Más allá de las numerosas diferencias que singularizan a las potenciales triunfadoras de los Goya, existen unos pocos rasgos que permiten establecer puentes de diálogo.



Intimismo y terror doméstico

El más evidente podría ser la apuesta por un cierto intimismo, que se hace patente incluso en una película como Handia, que, pese a algún alarde paisajístico, prefiere arraigarse en escenas de interiores para perfilar su itinerario multinacional, reflejando de paso un universo, el vasco, enraizado en la tradición y el hogar. Este mismo recogimiento se percibe en las otras cuatro nominadas, que en su enclaustramiento figurado hallan un modo de fortalecer su especificidad cultural. En el terror doméstico de Verónica vibra con fuerza proletaria el espíritu de Vallecas; la confinada El autor bebe del deseo del protagonista de escribir una suerte de Gran Novela Sevillana; mientras que Verano 1993 y La librería completan, gracias al uso del catalán y el inglés, un fantástico póker idiomático junto al castellano y el euskera.



Handia

Menos obvio resulta quizá el modo en que estas películas hallan un cierto acomodo dentro de sus esquemas formales. Ajenas a la disonancia, este variopinto grupo de obras personales hacen del rumbo fijo y la apuesta unívoca su sino estilístico: nada hay que resquebraje el naturalismo tembloroso de Verano 1993, el realismo poético de La librería o el academicismo preciosista de Handia. Incluso cuando se plantea un aparente juego al despiste, como ocurre con el subjetivismo en Verónica y El autor, se trata menos de un elemento desestabilizador que de una forma de consolidar el abordaje a unas psiques incuestionablemente trastornadas.



Corrección y desajustes

En este sentido, parece casi lógico el destierro, fuera de las nominaciones, de una serie de títulos españoles que, durante la pasada temporada, propusieron discursos fílmicos escindidos, incorrectos o alérgicos a lo conclusivo.
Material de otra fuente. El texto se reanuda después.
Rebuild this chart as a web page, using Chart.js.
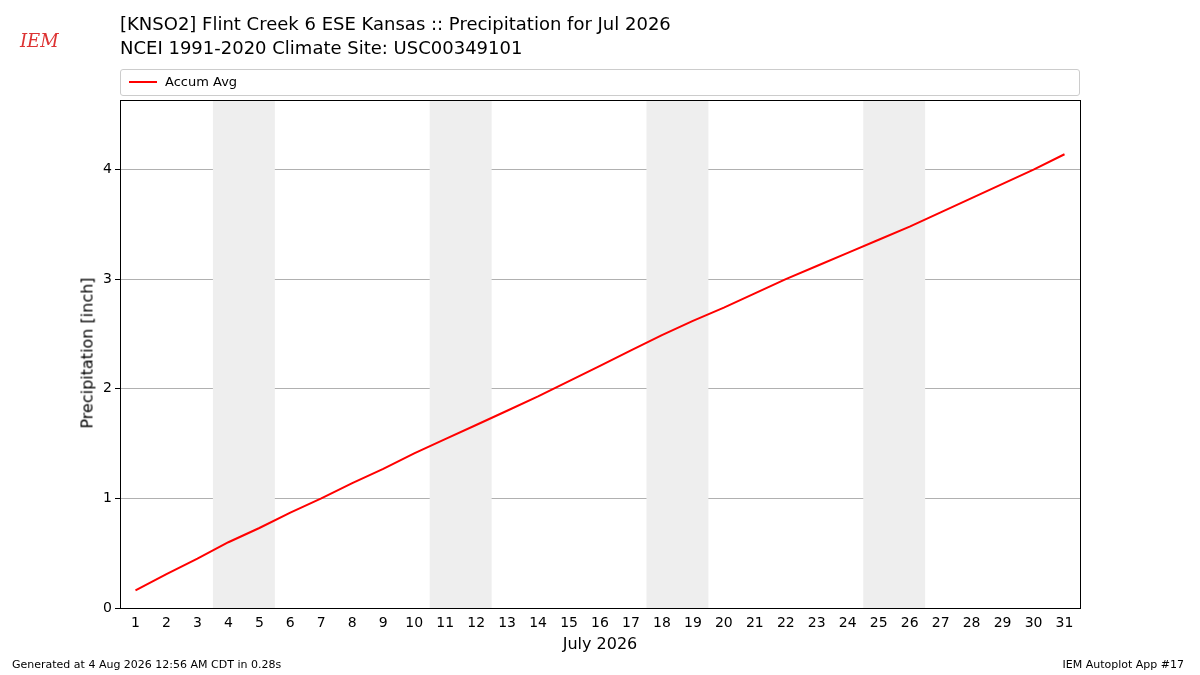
<!DOCTYPE html>
<html><head><meta charset="utf-8">
<script src="https://cdn.jsdelivr.net/npm/chart.js@4/dist/chart.umd.min.js"></script>
<style>
body{margin:0;width:1200px;height:675px;background:#fff;font-family:"DejaVu Sans",sans-serif;position:relative;overflow:hidden}
#c{position:absolute;left:0;top:0}
.t{position:absolute;color:#000;white-space:nowrap}
#legend{position:absolute;left:120px;top:69px;width:958px;height:25px;border:1px solid #ccc;border-radius:3px;font-size:13px}
</style></head><body>
<canvas id="c" width="1200" height="675"></canvas>
<div class="t" style="left:120px;top:12px;font-size:18px;line-height:24px">[KNSO2] Flint Creek 6 ESE Kansas :: Precipitation for Jul 2026<br>NCEI 1991-2020 Climate Site: USC00349101</div>
<div class="t" style="left:20px;top:30px;font-size:18px;font-style:italic;font-family:'DejaVu Serif';color:#d33">IEM</div>
<div id="legend"><span style="position:absolute;left:8px;top:11px;width:28px;border-top:2px solid red"></span><span style="position:absolute;left:44px;top:4px">Accum Avg</span></div>
<div class="t" style="left:600px;top:634px;font-size:16px;transform:translateX(-50%)">July 2026</div>
<div class="t" style="left:87px;top:353px;font-size:16px;transform:translate(-50%,-50%) rotate(-90deg)">Precipitation [inch]</div>
<div class="t" style="left:12px;top:658px;font-size:11px">Generated at 4 Aug 2026 12:56 AM CDT in 0.28s</div>
<div class="t" style="right:16px;top:658px;font-size:11px">IEM Autoplot App #17</div>
<script>
const days = Array.from({length: 31}, (_, i) => i + 1);
const accumAvg = [0.16,0.31,0.45,0.60,0.73,0.87,1.00,1.14,1.27,1.41,1.54,1.67,1.80,1.93,2.07,2.21,2.35,2.49,2.62,2.74,2.87,3.00,3.12,3.24,3.36,3.48,3.61,3.74,3.87,4.00,4.14];
const weekends = [[3.5,5.5],[10.5,12.5],[17.5,19.5],[24.5,26.5]];

const shade = {
  id: 'shade',
  beforeDatasetsDraw(chart) {
    const {ctx, chartArea: a, scales: {x}} = chart;
    ctx.save();
    ctx.fillStyle = '#eeeeee';
    weekends.forEach(([s, e]) => {
      const x0 = x.getPixelForValue(s), x1 = x.getPixelForValue(e);
      ctx.fillRect(x0, a.top, x1 - x0, a.bottom - a.top);
    });
    ctx.restore();
  },
  afterDraw(chart) {
    const {ctx, chartArea: a} = chart;
    ctx.save();
    ctx.strokeStyle = '#000';
    ctx.lineWidth = 1;
    ctx.strokeRect(a.left + 0.5, a.top + 0.5, a.right - a.left, a.bottom - a.top);
    ctx.restore();
  }
};

new Chart(document.getElementById('c'), {
  type: 'line',
  data: {
    datasets: [{
      data: days.map((d, i) => ({x: d, y: accumAvg[i]})),
      borderColor: 'red', borderWidth: 2, pointRadius: 0, tension: 0
    }]
  },
  options: {
    responsive: false, animation: false,
    layout: {padding: {top: 100, right: 120, left: 0, bottom: 0}},
    plugins: {legend: {display: false}, tooltip: {enabled: false}},
    scales: {
      x: {
        type: 'linear', min: 0.5, max: 31.5,
        afterFit: s => { s.height = 67; },
        afterBuildTicks: s => { s.ticks = days.map(v => ({value: v})); },
        ticks: {color: '#000', font: {size: 14, family: 'DejaVu Sans'}, maxRotation: 0, autoSkip: false, padding: 2},
        grid: {display: false, tickLength: 5, drawTicks: true, color: '#000'},
        border: {display: false}
      },
      y: {
        min: 0, max: 4.635,
        afterFit: s => { s.width = 120; },
        afterBuildTicks: s => { s.ticks = [0,1,2,3,4].map(v => ({value: v})); },
        ticks: {color: '#000', font: {size: 14, family: 'DejaVu Sans'}},
        grid: {color: '#b0b0b0', tickColor: '#000', tickLength: 5},
        border: {display: false}
      }
    }
  },
  plugins: [shade]
});
</script>
</body></html>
Colossal de Nacho Vigalondo reunió varios de estos desajustes en su surrealista hibridación de cine indie norteamericano y Kaiju-eiga, el cine japonés de monstruos gigantescos; mientras que Oliver Laxe situó la mística Mimosas a medio camino entre la aventura alucinada y el western metafísico. Por último, desde la comedia, Fe de etarras de Borja Cobeaga -con su delicado equilibrio entre hilaridad y melancolía- o Algo muy gordo de Carlo Padial -con su permanente autoboicot narrativo- podrían haber trastabillado ligeramente la corrección fílmica imperante en estos Goya 2018.